The SPG cover given to the former Prime Minister, Dr Manmohan Singh was withdrawn towards the end of August though he continues to enjoy enhanced security arrangements. The Gandhis are recipients of this protection since their threat perception is considered very excessive, and after the assassination of both Indira Gandhi and Rajiv Gandhi, no government would take the risk of depriving them of this privilege. Senior police officials and security experts had held the view that if the SPG cover had not been withdrawn from Rajiv Gandhi by the V.P. Singh government, he may not have lost his life in the manner in which he did. After his death, a close aide of Rajiv Gandhi had stated that Sonia Gandhi had lost complete faith in the Indian security apparatus and till the SPG was provided to her, she continued to be guarded by private security personnel hired by her well-wishers.

In the past, the SPG has been used to keep surveillance on the protectee. To illustrate the point, when P.V. Narasimha Rao was the Prime Minister, the SPG personnel deployed at 10, Janpath were mostly drawn from the Intelligence Bureau so as to keep tabs on who all were coming to meet her. There could be a repeat of the same show. However, if on a foreign tour, if any of the Gandhis were to have a closed door meeting with someone of their choice, the SPG would not be able to give any kind of information on what had transpired.

The Centre is also considering a proposal, wherein the SPG Act could be once again amended, so as to include only the serving Prime Minister and perhaps the President under its jurisdiction.

To start off with when the SPG was constituted, it had handpicked officers.
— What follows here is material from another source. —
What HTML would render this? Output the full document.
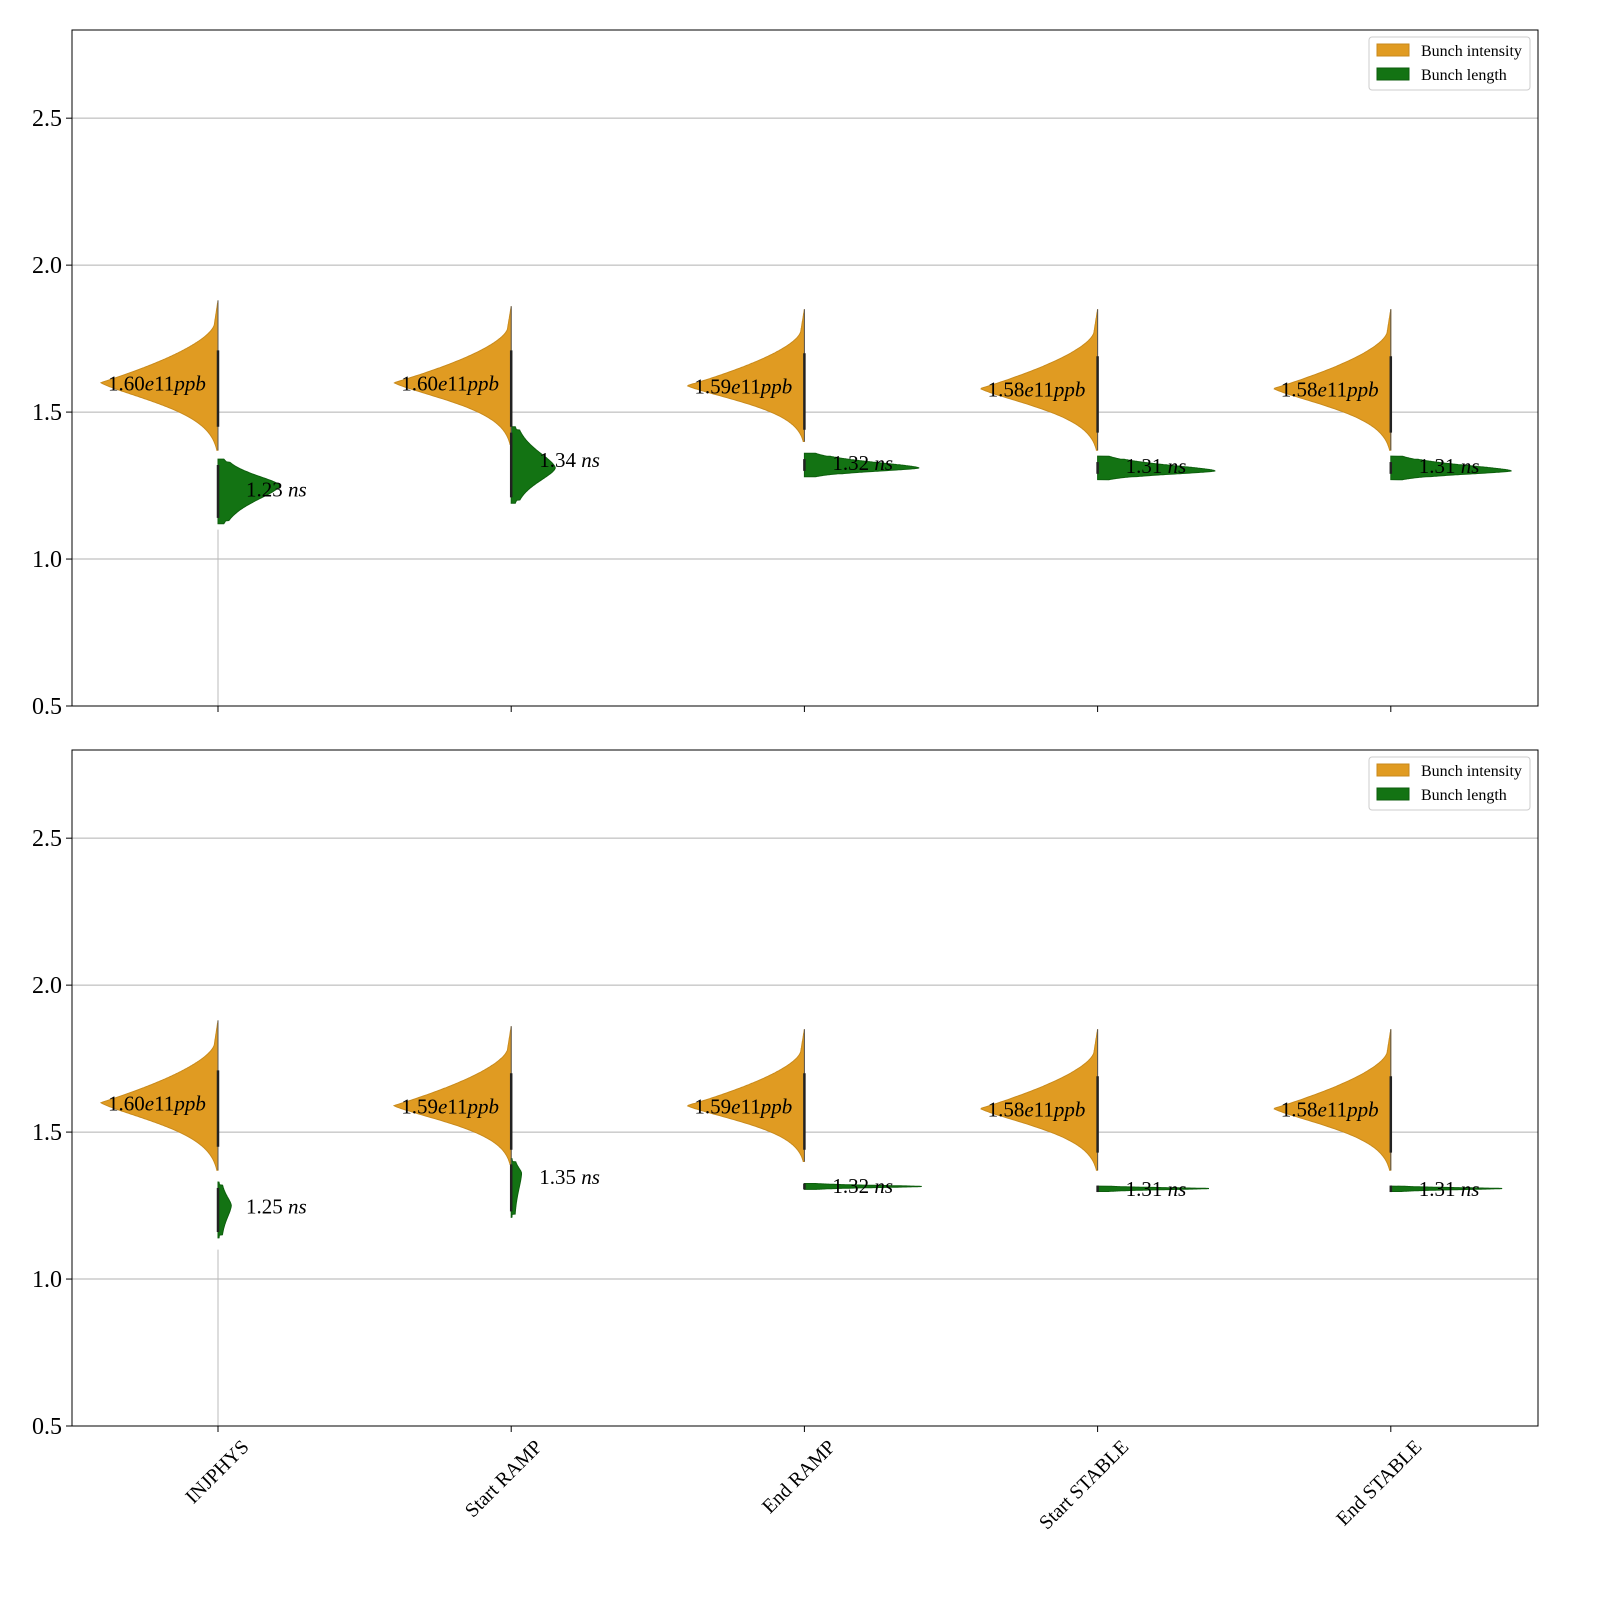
<!DOCTYPE html>
<html><head><meta charset="utf-8"><style>
body{margin:0;background:#fff}
svg{display:block;font-family:"Liberation Serif",serif}
</style></head><body>
<svg id="chart" width="1600" height="1600" viewBox="0 0 1600 1600"></svg>
<script>
const categories=["INJPHYS","Start RAMP","End RAMP","Start STABLE","End STABLE"];
const yTicks=[0.5,1.0,1.5,2.0,2.5];
const p1IntPeak=[1.60,1.60,1.59,1.58,1.58];
const p1IntLabel=["1.60","1.60","1.59","1.58","1.58"];
const p2IntPeak=[1.60,1.59,1.59,1.58,1.58];
const p2IntLabel=["1.60","1.59","1.59","1.58","1.58"];
const intLow=[1.37,1.39,1.40,1.37,1.37];
const intHigh=[1.88,1.86,1.85,1.85,1.85];
const intWidth=[0.40,0.40,0.40,0.40,0.40];
const p1LenPeak=[1.25,1.31,1.31,1.30,1.30];
const p1LenLow=[1.12,1.19,1.28,1.27,1.27];
const p1LenHigh=[1.34,1.45,1.36,1.35,1.35];
const p1LenWidth=[0.20,0.14,0.38,0.39,0.40];
const p1LenLabel=["1.23","1.34","1.32","1.31","1.31"];
const p1LenLabelY=[1.24,1.34,1.33,1.32,1.32];
const p2LenPeak=[1.25,1.36,1.315,1.308,1.308];
const p2LenLow=[1.14,1.21,1.305,1.298,1.298];
const p2LenHigh=[1.33,1.41,1.325,1.316,1.316];
const p2LenWidth=[0.035,0.025,0.40,0.38,0.38];
const p2LenLabel=["1.25","1.35","1.32","1.31","1.31"];
const p2LenLabelY=[1.25,1.35,1.32,1.31,1.31];

const NS="http://www.w3.org/2000/svg";
const svg=document.getElementById('chart');
const X0=72,X1=1538,CAT=293.2;
function xPos(i){return 218+CAT*i;}
function mk(tag,attrs,parent){const e=document.createElementNS(NS,tag);for(const k in attrs)e.setAttribute(k,attrs[k]);(parent||svg).appendChild(e);return e;}
function shapeW(y,peak,low,high,pw,tail){
  if(y<low||y>high)return 0;
  if(y>=peak){
    const t=(y-peak)/(high-peak); // 0..1
    // concave rise; long thin tail above
    const u=Math.min(t/tail,1);
    return Math.pow(1-u,1.6)*(t<tail?1:0)+(t>=tail?0.03*(1-t)/(1-tail):0.03*u);
  } else {
    const t=(peak-y)/(peak-low);
    return Math.exp(-0.5*Math.pow(t*2.6,pw))*(1-t*0.9);
  }
}
function panel(top,bottom,intPeak,intLabel,lenPeak,lenLow,lenHigh,lenWidth,lenLabel,lenLabelY,showX,pname){
  const g=mk('g',{});
  
  
  const yPos=v=>bottom-(v-0.5)/2.3*(bottom-top);
  yTicks.forEach(t=>{
    const gl=mk('line',{x1:X0,x2:X1,y1:yPos(t),y2:yPos(t),stroke:'#b0b0b0','stroke-width':1},g);
    
    mk('line',{x1:X0-6,x2:X0,y1:yPos(t),y2:yPos(t),stroke:'#000'},g);
    const tl=mk('text',{x:X0-10,y:yPos(t)+8,'text-anchor':'end','font-size':24},g);
    tl.textContent=t.toFixed(1);
    
  });
  categories.forEach((c,i)=>{
    const cx=xPos(i);
    mk('line',{x1:cx,x2:cx,y1:bottom,y2:bottom+6,stroke:'#000'},g);
    if(i===0){mk('line',{x1:cx,x2:cx,y1:yPos(0.5),y2:yPos(1.1),stroke:'#bbb','stroke-width':1},g);}
    let pts=[];const lo=intLow[i],hi=intHigh[i],pk=intPeak[i];
    for(let k=0;k<=200;k++){const y=lo+(hi-lo)*k/200;pts.push([cx-intWidth[i]*CAT*shapeW(y,pk,lo,hi,1.6,0.72),yPos(y)]);}
    const vi=mk('path',{d:'M'+cx+','+yPos(lo)+' '+pts.map(p=>'L'+p[0].toFixed(1)+','+p[1].toFixed(1)).join(' ')+' L'+cx+','+yPos(hi)+'Z',fill:'#e09b22',stroke:'#c88a1c','stroke-width':1},g);
    
    pts=[];const l2=lenLow[i],h2=lenHigh[i],p2=lenPeak[i];
    for(let k=0;k<=160;k++){const y=l2+(h2-l2)*k/160;
      const s=y<p2?(p2-l2)/2.6:(h2-p2)/2.6;
      const w=Math.exp(-0.5*Math.pow(Math.abs((y-p2)/s),1.6));
      pts.push([cx+lenWidth[i]*CAT*w+(y>l2+0.01&&y<h2-0.01?3:0),yPos(y)]);}
    const vl=mk('path',{d:'M'+cx+','+yPos(l2)+' '+pts.map(p=>'L'+p[0].toFixed(1)+','+p[1].toFixed(1)).join(' ')+' L'+cx+','+yPos(h2)+'Z',fill:'#137313',stroke:'#0d5e0d','stroke-width':1},g);
    
    mk('line',{x1:cx,x2:cx,y1:yPos(lo),y2:yPos(hi),stroke:'#555','stroke-width':1},g);
    mk('line',{x1:cx,x2:cx,y1:yPos(pk-0.15),y2:yPos(pk+0.11),stroke:'#222','stroke-width':2.5},g);
    mk('line',{x1:cx,x2:cx,y1:yPos(l2+0.02),y2:yPos(h2-0.02),stroke:'#222','stroke-width':2.5},g);
    const it=mk('text',{x:cx-110,y:yPos(pk)+8,'font-size':21},g);
    it.innerHTML=intLabel[i]+'<tspan font-style="italic">e</tspan>11<tspan font-style="italic">ppb</tspan>';
    
    const lt=mk('text',{x:cx+28,y:yPos(lenLabelY[i])+8,'font-size':21},g);
    lt.innerHTML=lenLabel[i]+' <tspan font-style="italic">ns</tspan>';
    
    if(showX){
      const xl=mk('text',{x:0,y:0,'text-anchor':'end','font-size':20,transform:'translate('+(cx+32)+','+(bottom+22)+') rotate(-45)'},g);
      xl.textContent=c;
      
    }
  });
  const fr=mk('rect',{x:X0,y:top,width:X1-X0,height:bottom-top,fill:'none',stroke:'#000','stroke-width':1},g);
  
  const lg=mk('g',{},g);
  
  mk('rect',{x:1369,y:top+7,width:161,height:53,rx:3,fill:'#fff',stroke:'#ccc'},lg);
  mk('rect',{x:1377,y:top+14,width:32,height:12,fill:'#e09b22',stroke:'#c88a1c'},lg);
  mk('rect',{x:1377,y:top+38,width:32,height:12,fill:'#137313',stroke:'#0d5e0d'},lg);
  const t1=mk('text',{x:1421,y:top+26,'font-size':16},lg);t1.textContent='Bunch intensity';
  
  const t2=mk('text',{x:1421,y:top+50,'font-size':16},lg);t2.textContent='Bunch length';
  
}
panel(30,706,p1IntPeak,p1IntLabel,p1LenPeak,p1LenLow,p1LenHigh,p1LenWidth,p1LenLabel,p1LenLabelY,false,'top-panel');
panel(750,1426,p2IntPeak,p2IntLabel,p2LenPeak,p2LenLow,p2LenHigh,p2LenWidth,p2LenLabel,p2LenLabelY,true,'bottom-panel');
</script>
</body></html>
The original group under Dr S. Subramaniam included Bharat Wanchoo, Vikram Srivastava, Vijay Raman, Ashwani Kumar, R.N. Sawani, R.R.P.N. Sahi, Devendra Singh, M.R. Reddy, T. Madial, Vijay Kumar, R.S. Sharma, Rajiv Mehta, Thakur Singh and Chaman Lal. The fact of the matter is that security requirements have to be constantly and consistently upgraded in accordance with the need of the hour, based on threat perceptions inferred by the intelligence agencies.